Meghan Huber is an assistant professor in the Department of Mechanical and Industrial Engineering at UMass Amherst and the principal investigator of the Human Robot Systems Laboratory. The mission of the lab is to (1) improve human-robot physical interaction using principles from human neuromotor control and perception and (2) advance how humans and robots learn to guide the physical interactive behavior of one another.

Her prior research focused on assessing and enhancing complex motor skill learning using virtual environments. She also developed multiple virtual rehabilitation systems for in-home use and worked on teams developing virtual training simulations for medical and military purposes.
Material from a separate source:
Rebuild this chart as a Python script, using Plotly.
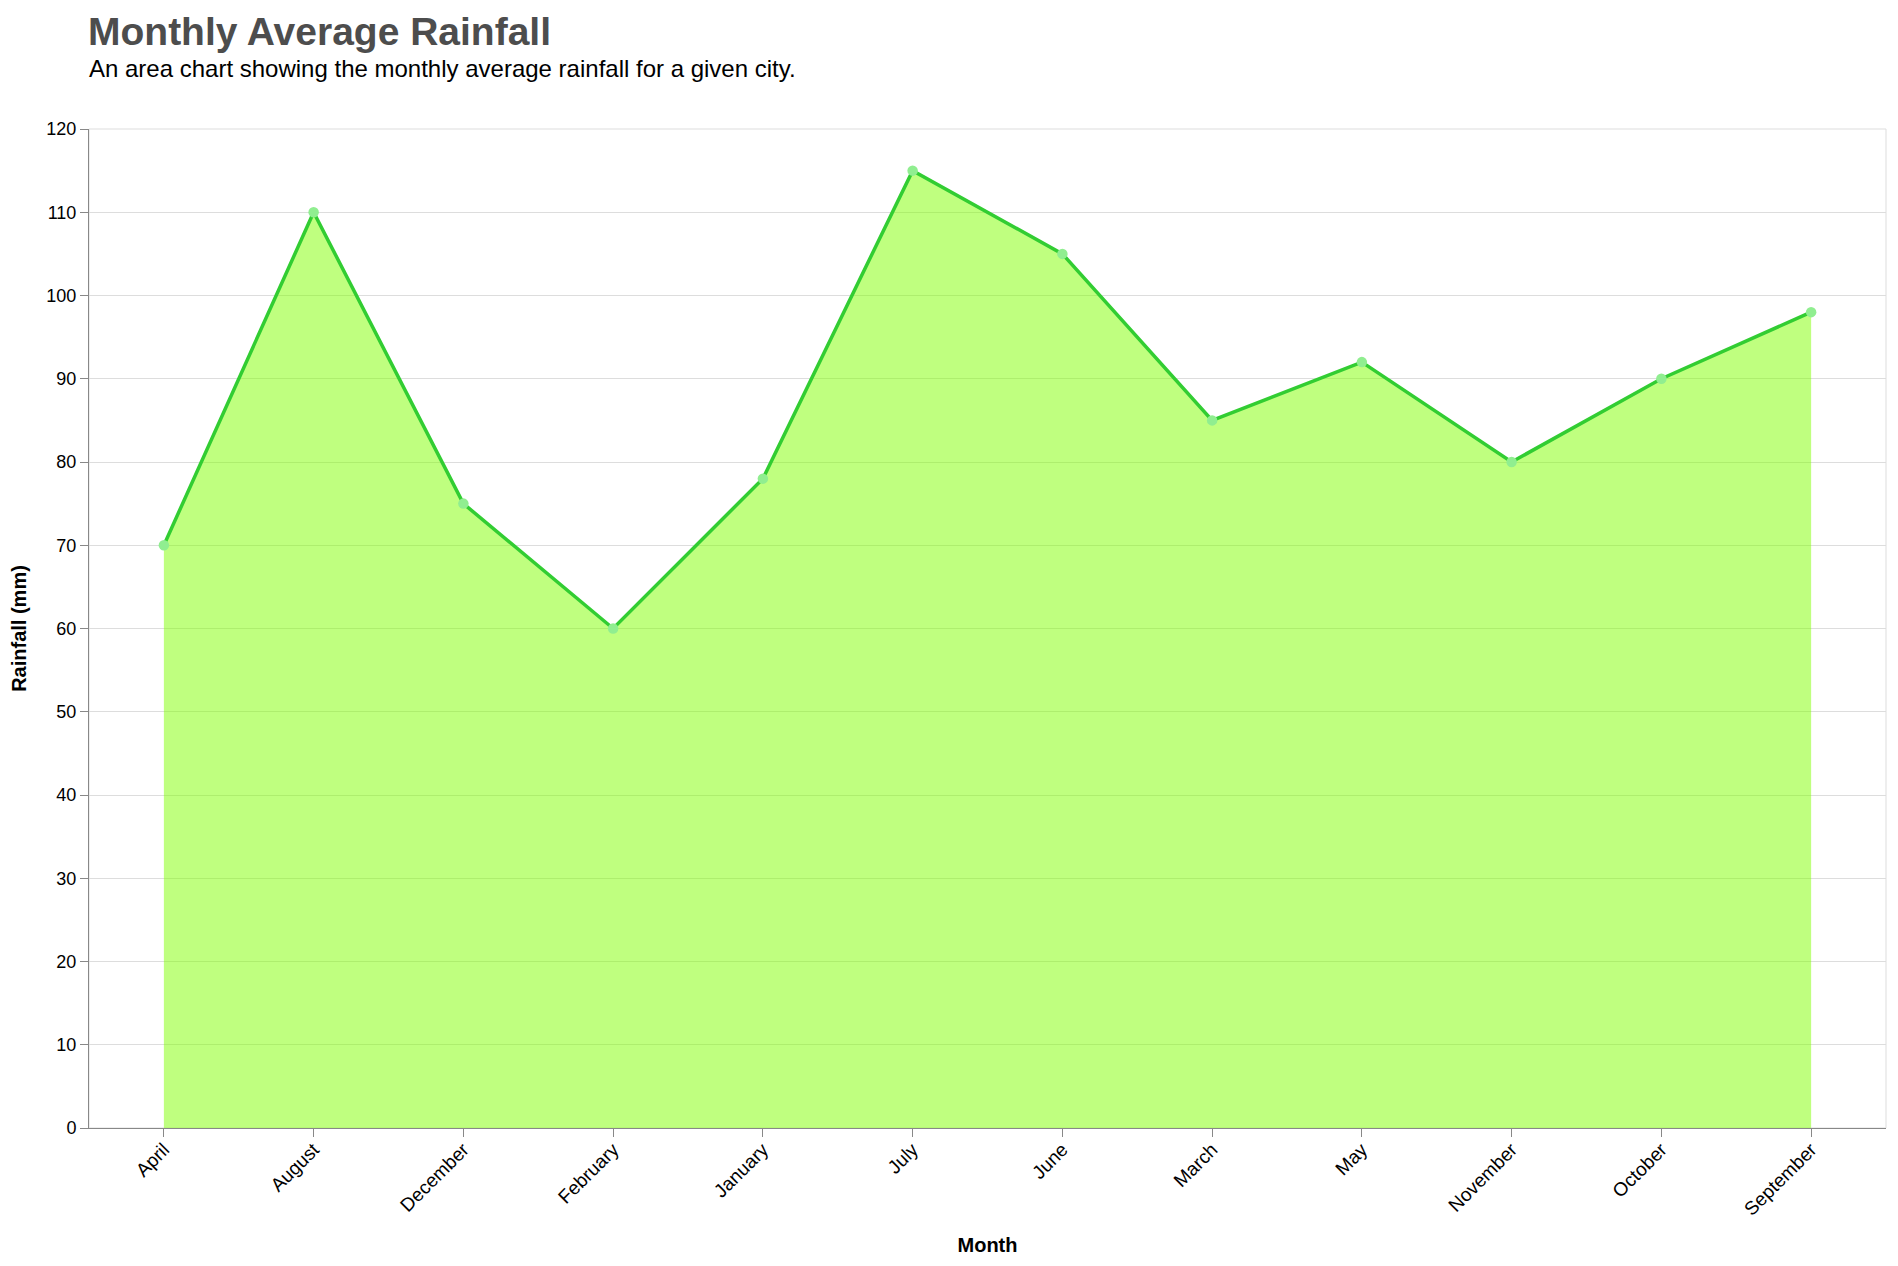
import plotly.graph_objects as go

# monthly rainfall, in the (alphabetical) order shown on the x axis
months = ["April", "August", "December", "February", "January", "July",
          "June", "March", "May", "November", "October", "September"]
rainfall_mm = [70, 110, 75, 60, 78, 115, 105, 85, 92, 80, 90, 98]

fig = go.Figure()

# filled area + line
fig.add_trace(go.Scatter(
    x=months, y=rainfall_mm,
    mode="lines",
    fill="tozeroy",
    fillcolor="rgba(128,255,0,0.5)",
    line=dict(color="#32CD32", width=3.5),
    hoverinfo="skip",
    showlegend=False,
))

# points on top
fig.add_trace(go.Scatter(
    x=months, y=rainfall_mm,
    mode="markers",
    marker=dict(color="#90EE90", size=10.5),
    showlegend=False,
))

# page body has an 8px margin, so keep the figure inside the window
fig.update_layout(
    width=1882, height=1250,
    paper_bgcolor="white", plot_bgcolor="white",
    font=dict(family="Liberation Sans, Arial, sans-serif", color="black"),
    margin=dict(l=81, r=4, t=121, b=130),
    annotations=[
        dict(text="<b>Monthly Average Rainfall</b>", xref="paper", yref="paper",
             x=0, y=1, xanchor="left", yanchor="bottom", yshift=74, xshift=-3,
             showarrow=False, font=dict(size=39, color="#4d4d4d")),
        dict(text="An area chart showing the monthly average rainfall for a given city.",
             xref="paper", yref="paper", x=0, y=1, xanchor="left", yanchor="bottom",
             yshift=45, xshift=-2, showarrow=False, font=dict(size=24, color="black")),
    ],
    shapes=[
        dict(type="rect", xref="paper", yref="paper", x0=0, x1=1, y0=0, y1=1,
             line=dict(color="#dddddd", width=1), layer="below"),
    ],
)

fig.update_xaxes(
    type="category",
    range=[-0.5, len(months) - 0.5],
    tickangle=-45,
    tickfont=dict(size=19),
    ticklabelstandoff=-6,
    ticks="outside", ticklen=8, tickcolor="#888888",
    showline=True, linecolor="#888888", linewidth=1,
    showgrid=False, zeroline=False,
    title=dict(text="<b>Month</b>", font=dict(size=20), standoff=19),
)

fig.update_yaxes(
    range=[0, 120],
    dtick=10,
    tickfont=dict(size=18),
    ticks="outside", ticklen=8, tickcolor="#888888",
    showline=True, linecolor="#888888", linewidth=1,
    showgrid=True, gridcolor="#dddddd", gridwidth=1,
    zeroline=False,
    title=dict(text="<b>Rainfall (mm)</b>", font=dict(size=20), standoff=16),
)

fig.write_html("out.html")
Before joining UMass Amherst, she was a postdoctoral research associate in the Department of Mechanical Engineering at the Massachusetts Institute of Technology  in the Newman Laboratory under the direction of Professor Neville Hogan from 2016-2020. She received her Ph.D. in Bioengineering from Northeastern University in 2016 under the advisement of Prof. Dagmar Sternad, her M.S. degree in Biomedical Engineering from The University of Texas at Dallas in 2011, and her B.S. degree in Biomedical Engineering from Rutgers University in 2009. During her doctoral training, she was also a Visiting Junior Scientist in the Autonomous Motion Department at the Max Planck Institute for Intelligent Systems in Tübingen, Germany in 2014.

Recent News

Paper Published in IEEE Robotics and Automation Letters
"Velocity-curvature patterns limit human-robot physical interaction" by Pauline Maurice, Meghan Huber, Neville Hogan, and Dagmar Sternad is now in preprint in IEEE Robotics and Automation Letters and will be presented at IROS 2017.
Paper Accepted to IROS 2017
Meghan Huber, Charlotte Folinus, and Neville Hogan will present "Visual Perception of Limb Stiffness" at IROS 2017.
Paper Accepted to DSCC 2017
Ryan Koeppen, Meghan Huber, Dagmar Sternad, and Neville Hogan will present "Controlling Physical Interaction: Humans Do Not Minimize Muscle Effort" at the 2017 Dynamic Systems and Control Conference (DSCC).